The ab initio calculation of molecular electric, magnetic and geometric properties
Abstract
We give an account of some recent advances in the development of ab initio methods for the calculation of molecular response properties, involving electric, magnetic, and geometric perturbations. Particular attention is given to properties in which the basis functions depend explicitly both on time and on the applied perturbations such as perturbations involving nuclear displacements or external magnetic fields when London atomic orbitals are used. We summarize a general framework based on the quasienergy for the calculation of arbitrary-order molecular properties using the elements of the density matrix in the atomic-orbital basis as the basic variables. We demonstrate that the necessary perturbed density matrices of arbitrary order can be determined from a set of linear equations that have the same formal structure as the set of linear equations encountered when determining the linear response equations (or time-dependent self-consistent-field equations).

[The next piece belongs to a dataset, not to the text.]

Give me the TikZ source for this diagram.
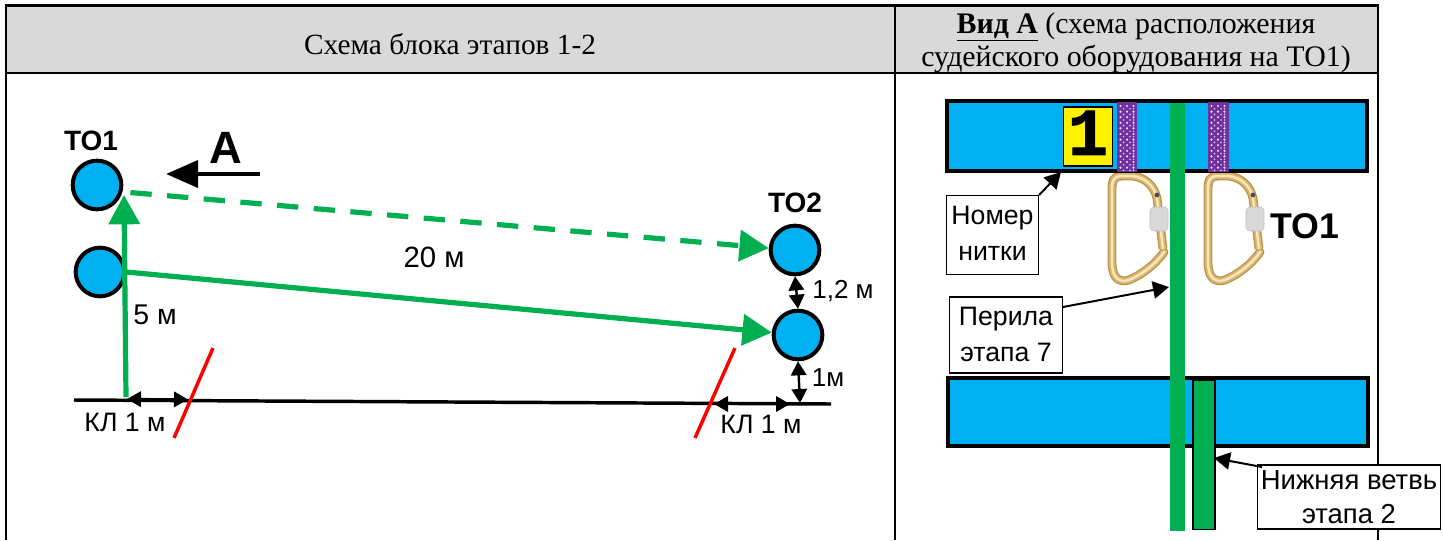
\documentclass[tikz,border=0pt]{standalone}
\usepackage{fontspec}
\setmainfont{Liberation Serif}
\setsansfont{Liberation Sans}
\newfontfamily\digitfont[FakeBold=1.5]{Liberation Mono}
\usetikzlibrary{arrows.meta}
\definecolor{rgreen}{HTML}{00B050}
\definecolor{rblue}{HTML}{00B0F0}
\definecolor{hgray}{HTML}{D9D9D9}
\definecolor{gold}{HTML}{B8924E}
\definecolor{goldmid}{HTML}{DDB76E}
\definecolor{goldhi}{HTML}{F6E7BE}
\definecolor{strap}{HTML}{7030A0}
\tikzset{
  px/.style={x=0.75pt,y=-0.75pt},
  post/.style={circle,draw=black,fill=rblue,line width=3pt,minimum size=36.5pt,inner sep=0pt},
  greenarrow/.style={draw=rgreen,line width=3.9pt,-{Triangle[length=22pt,width=23pt]}},
  thinarrow/.style={draw=black,line width=1.8pt,{Triangle[length=10.5pt,width=11.5pt]}-{Triangle[length=10.5pt,width=11.5pt]}},
  leader/.style={draw=black,line width=1.5pt,-{Triangle[length=12pt,width=13pt]}},
  redline/.style={draw=red,line width=2.6pt},
  label/.style={font=\sffamily\fontsize{20}{24}\selectfont,inner sep=0pt},
  boldlabel/.style={font=\sffamily\bfseries\fontsize{21}{25}\selectfont,inner sep=0pt},
  callout/.style={draw=black,fill=white,line width=1pt,align=center,inner sep=0pt,font=\sffamily\fontsize{20}{27}\selectfont},
  head/.style={font=\rmfamily\fontsize{22}{25}\selectfont,align=center,inner sep=0pt},
  bar/.style={draw=black,fill=rblue,line width=3.2pt},
  rule/.style={draw=black,line width=1.6pt},
}
\newcommand{\liftup}[2]{\raisebox{#1}{#2}}
\newcommand{\carabiner}[1]{%
  \begin{scope}[shift={(#1,0)}]
    \foreach \w/\c in {6.6pt/gold,4.6pt/goldmid,1.8pt/goldhi}{
      \draw[draw=\c,line width=\w,line join=round,line cap=round]
        (1122,176) .. controls (1113,176) and (1112,181) .. (1112,190) -- (1112,262)
        .. controls (1112,278) and (1119,283) .. (1129,280)
        .. controls (1141,275) and (1155,265) .. (1164,252);
      \draw[draw=\c,line width=\w,line cap=round]
        (1122,176) -- (1133,176) .. controls (1146,178) and (1154,186) .. (1157,198);
      \draw[draw=\c,line width=\w] (1157,198) -- (1163,249);
    }
    \fill[gray!60!black] (1157,195) circle (1.8pt);
    \fill[hgray,draw=gray!50,line width=.4pt,rounded corners=3pt] (1150,207) rectangle (1168,231);
  \end{scope}}
\begin{document}
\begin{tikzpicture}[px]
\useasboundingbox (0,0) rectangle (1443,540);
% table
\fill[hgray] (6,6) rectangle (1378,73);
\draw[rule] (6,540) -- (6,5.5) -- (1378,5.5) -- (1378,540);
\draw[rule] (5,73) -- (1378,73);
\draw[rule] (895,5) -- (895,540);
\node[head] (h1) at (450,44) {Схема блока этапов 1-2};
\node[head,font=\rmfamily\fontsize{22.4}{25}\selectfont] (h2) at (1136,43) {\underline{\textbf{Вид А}} (схема расположения\\судейского оборудования на ТО1)};
% left scheme
\coordinate (g1) at (74,400);
\coordinate (g2) at (831,404);
\draw[draw=black,line width=2.6pt] (g1) -- (g2);
\node[post] (c1) at (97,185) {};
\node[post] (c2) at (100,272) {};
\node[post] (c3) at (795,250) {};
\node[post] (c4) at (798,335) {};
\coordinate (v0) at (126,397);
\coordinate (v1) at (124,195);
\draw[greenarrow] (v0) -- (v1);
\draw[greenarrow] (c2.east) -- (c4);
\draw[greenarrow,dash pattern=on 16pt off 11.6pt,shorten <=6pt] (c1.-15) -- (c3.176);
% direction A
\coordinate (a0) at (260,174);
\coordinate (a1) at (166,174);
\draw[draw=black,line width=3.6pt,-{Triangle[length=24pt,width=20pt]}] (a0) -- (a1);
\node[font=\sffamily\bfseries\fontsize{34}{38}\selectfont,inner sep=0pt] (A) at (226,148) {А};
\node[boldlabel] (t1) at (91,141) {ТО1};
\node[boldlabel] (t2) at (795,203) {ТО2};
\node[label,font=\sffamily\fontsize{22}{26}\selectfont] (d20) at (434,257) {20 м};
\node[label,font=\sffamily\fontsize{21.4}{26}\selectfont] (d5) at (155,315) {5 м};
\node[label,font=\sffamily\fontsize{19.5}{24}\selectfont] (d12) at (843,291) {1,2 м};
\node[label,font=\sffamily\fontsize{19.5}{24}\selectfont] (d1) at (828,378) {1м};
\node[label] (k1) at (125,422) {КЛ 1 м};
\node[label] (k2) at (761,424) {КЛ 1 м};
% red lines
\coordinate (r1a) at (213,348); \coordinate (r1b) at (174,438);
\coordinate (r2a) at (735,348); \coordinate (r2b) at (695,438);
\draw[redline] (r1a) -- (r1b);
\draw[redline] (r2a) -- (r2b);
% dimension arrows
\coordinate (p1) at (127,399); \coordinate (p2) at (188,399.5);
\coordinate (p3) at (714,404); \coordinate (p4) at (790,404);
\coordinate (p5) at (800,403);
\draw[thinarrow] (p1) -- (p2);
\draw[thinarrow] (p3) -- (p4);
\draw[thinarrow] (c3.south) -- (c4.north);
\draw[thinarrow] (c4.south) -- (p5);
% right: view A
\carabiner{0}
\carabiner{96}
\node[bar,minimum width=315pt,minimum height=52pt,inner sep=0pt] (b1) at (1157,136) {};
\node[bar,minimum width=315pt,minimum height=51pt,inner sep=0pt] (b2) at (1158,412) {};
\fill[strap] (1117,102) rectangle (1137,172);
\fill[strap] (1208,102) rectangle (1229,172);
\foreach \x in {0,1}{
  \foreach \n in {0,...,11}{
    \foreach \m in {0,1,2}{
      \fill[white!85!strap] ({1120.5+91*\x+\m*6.5},{106+\n*5.6}) circle (0.9pt);
      \fill[white!70!strap] ({1123.5+91*\x+\m*6.5-3*(\m==2)},{108.8+\n*5.6}) circle (0.7pt);
    }
  }
}
\node[draw=black,fill=yellow,line width=1.2pt,minimum width=37pt,minimum height=44.5pt,inner sep=0pt,
      font=\digitfont\bfseries\fontsize{50}{50}\selectfont] (num) at (1088,136.5) {\liftup{5.5pt}{1}};
\coordinate (r0) at (1177.5,103); \coordinate (r9) at (1177.5,531);
\draw[draw=rgreen,line width=11.5pt] (r0) -- (r9);
\node[draw=black,fill=rgreen,line width=1pt,minimum width=16.5pt,minimum height=112pt,inner sep=0pt] (low) at (1204,455) {};
\node[font=\sffamily\bfseries\fontsize{26.8}{30}\selectfont,inner sep=0pt] (t3) at (1305,226) {ТО1};
\node[callout,minimum width=69pt,minimum height=59pt] (n1) at (992.5,235) {\liftup{3pt}{Номер}\\\liftup{3pt}{нитки}};
\node[callout,minimum width=85pt,minimum height=57pt] (n2) at (1006,335) {\liftup{1pt}{Перила}\\\liftup{1pt}{этапа 7}};
\node[callout,font=\sffamily\fontsize{20.6}{25.5}\selectfont,minimum width=137pt,minimum height=48pt] (n3) at (1349,497) {\liftup{-1.5pt}{Нижняя ветвь}\\\liftup{-1.5pt}{этапа 2}};
\coordinate (q1) at (1061,172); \coordinate (q2) at (1169,287); \coordinate (q3) at (1214,458);
\coordinate (s2) at (1063,307); \coordinate (s3) at (1262,467);
\draw[leader] (n1.north east) -- (q1);
\draw[leader] (s2) -- (q2);
\draw[leader] (s3) -- (q3);
\end{tikzpicture}
\end{document}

Additional components needed to calculate properties involving perturbation-dependent basis sets are flexible one- and two-electron integral techniques for geometric or magnetic-field differentiated integrals; in Kohn–Sham density-functional theory (KS-DFT), we also need to calculate derivatives of the exchange–correlation functional. We describe a recent proposal for evaluating these contributions based on automatic differentiation. Within this framework, it is now possible to calculate any molecular property for an arbitrary self-consistent-field reference state, including two- and four-component relativistic self-consistent-field wave functions. Examples of calculations that can be performed with this formulation are presented.